Indeed, anxiety, along with age (over 40), alcohol and apnoea, are the four As that comprise Joffe’s profile of the insomniac. I tick one and two on this list – tests revealed no apnoea, a condition where breathing temporarily stops. Men are more prone to it but, Joffe says, “as women lose oestrogen, it’s no surprise the incidence of apnoea accelerates for them”. Many experts recommend hormone replacement therapy for menopausal insomnia.
Insomnia can coexist with a grab bag of sleep disorders, including restless leg syndrome and hypnagogic hallucinations. The latter, like my vision of the Luna Park Rotor, is when “the brain doesn’t wake up as fast as the body does,” explains Sean P.A. Drummond, professor of clinical neuroscience at Monash University. There are much worse types: husbands have been known to pummel their wives to death.
Joffe says these are a type of REM sleep behaviour disorder (RBD), that is, they affect the rapid eye movement stage in which most dreams occur. Often experienced by people with narcolepsy, RBDs can be an early predictor of Parkinson’s and Alzheimer’s. Drummond distinguishes these disorders from those connected to the deep slow-wave stage of sleep, such as sleepwalking and sleep-talking.
No wonder, then, that many of us sleep-disordered start to experience what Drummond describes as “conditioned arousal”, where bed becomes a source of anxiety.
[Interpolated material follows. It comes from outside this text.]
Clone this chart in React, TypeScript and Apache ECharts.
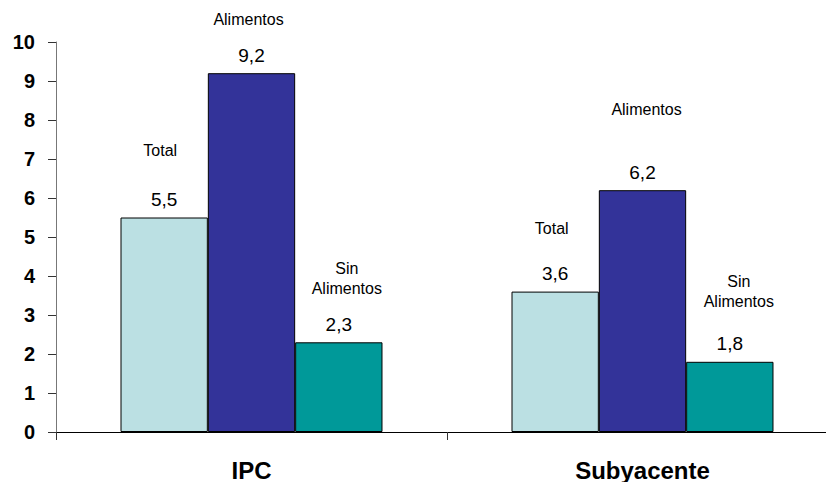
import React, { useEffect, useRef } from "react";
import * as echarts from "echarts";

const categories = ["IPC", "Subyacente"];
const seriesNames = ["Total", "Alimentos", "Sin Alimentos"];
const totalValues = [5.5, 3.6];
const alimentosValues = [9.2, 6.2];
const sinAlimentosValues = [2.3, 1.8];
const yTicks = { min: 0, max: 10, interval: 1 };

// label layout (style only): extra gap between series name and value, horizontal shift of the name
const nameGaps = [
  [29, 25],
  [16, 43],
  [16, 22],
];
const nameShifts = [
  [-4, -3.5],
  [-3, 4],
  [8, 9],
];
const colors = ["#BBE0E3", "#333399", "#009999"];
const FONT = "Arial, 'Liberation Sans', sans-serif";

function fmt(v: number) {
  return v.toFixed(1).replace(".", ",");
}

export default function App() {
  const ref = useRef<HTMLDivElement>(null);
  useEffect(() => {
    if (!ref.current) return;
    const chart = echarts.init(ref.current, null, { renderer: "svg" });
    const allValues = [totalValues, alimentosValues, sinAlimentosValues];
    const series = allValues.map((vals, si) => {
      const nameLines = seriesNames[si].split(" ");
      return {
        name: seriesNames[si],
        type: "bar",
        barGap: "0%",
        barCategoryGap: "33%",
        itemStyle: { color: colors[si], borderColor: "#000", borderWidth: 1 },
        data: vals.map((v, ci) => {
          const dx = nameShifts[si][ci];
          const pad = dx >= 0 ? [0, 0, 0, 2 * dx] : [0, -2 * dx, 0, 0];
          return {
            value: v,
            label: {
              show: true,
              position: "top",
              distance: 8,
              formatter: () =>
                nameLines.map((l) => `{n|${l}}`).join("\n") + `\n{s| }\n{v|${fmt(v)}}`,
              rich: {
                n: { fontSize: 16, lineHeight: 20, color: "#000", fontFamily: FONT, padding: pad },
                s: { fontSize: 1, lineHeight: nameGaps[si][ci], height: nameGaps[si][ci] },
                v: { fontSize: 19, lineHeight: 20, color: "#000", fontFamily: FONT },
              },
            },
          };
        }),
      };
    });
    chart.setOption({
      animation: false,
      grid: { left: 56, right: -12, top: 42, bottom: 50, containLabel: false, outerBoundsMode: "none" },
      xAxis: {
        type: "category",
        data: categories,
        axisLine: { show: true, lineStyle: { color: "#000", width: 1 } },
        axisTick: { show: true, length: 8, lineStyle: { color: "#333" } },
        axisLabel: { fontSize: 24, fontWeight: "bold", color: "#000", fontFamily: FONT, margin: 26 },
        splitLine: { show: false },
      },
      yAxis: {
        type: "value",
        min: yTicks.min,
        max: yTicks.max,
        interval: yTicks.interval,
        axisLine: { show: true, lineStyle: { color: "#777", width: 1 } },
        axisTick: { show: true, length: 8, lineStyle: { color: "#333" } },
        axisLabel: { fontSize: 20, fontWeight: "bold", color: "#000", fontFamily: FONT, margin: 21 },
        splitLine: { show: false },
      },
      series,
    });
    return () => chart.dispose();
  }, []);
  return (
    <div
      ref={ref}
      style={{ position: "fixed", left: 0, top: 0, width: 826, height: 482, background: "#fff" }}
    />
  );
}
He advocates sleep restriction therapy – restricting time in bed, which builds up a “sleep debt”, that is, a cumulative sleep deficit.
He’s also a proponent of stimulus control: where you do nothing but sleep when in bed. For me, that second directive is the stuff of nightmares: I do everything from bed. It is my palace, my island. I’m not like the reclusive ladies of Grey Gardens, where Big Edie cooks corn on the Sterno on her mattress. I’m more, as Truman Capote put it, “a completely horizontal author”.
The good news is that seemingly small things can, apparently, be cumulatively curative. Leikvold attests that she has treated insomnia with hypnotherapy and eye movement desensitisation and reprocessing (EMDR) techniques in as few as four sessions. She suggests pre-sleep practices, too, such as visualising a sequence of colours behind the eyelids and linking this with conscious breathing: in through the nose, out like a sigh.
I’ve added these techniques to my sleep preparation arsenal. I know that ignoring sleep disorders can snowball. As Joffe warns, “By the time you’re 70, you’ve been asleep for 28 years. Mess with that and it hurts you.”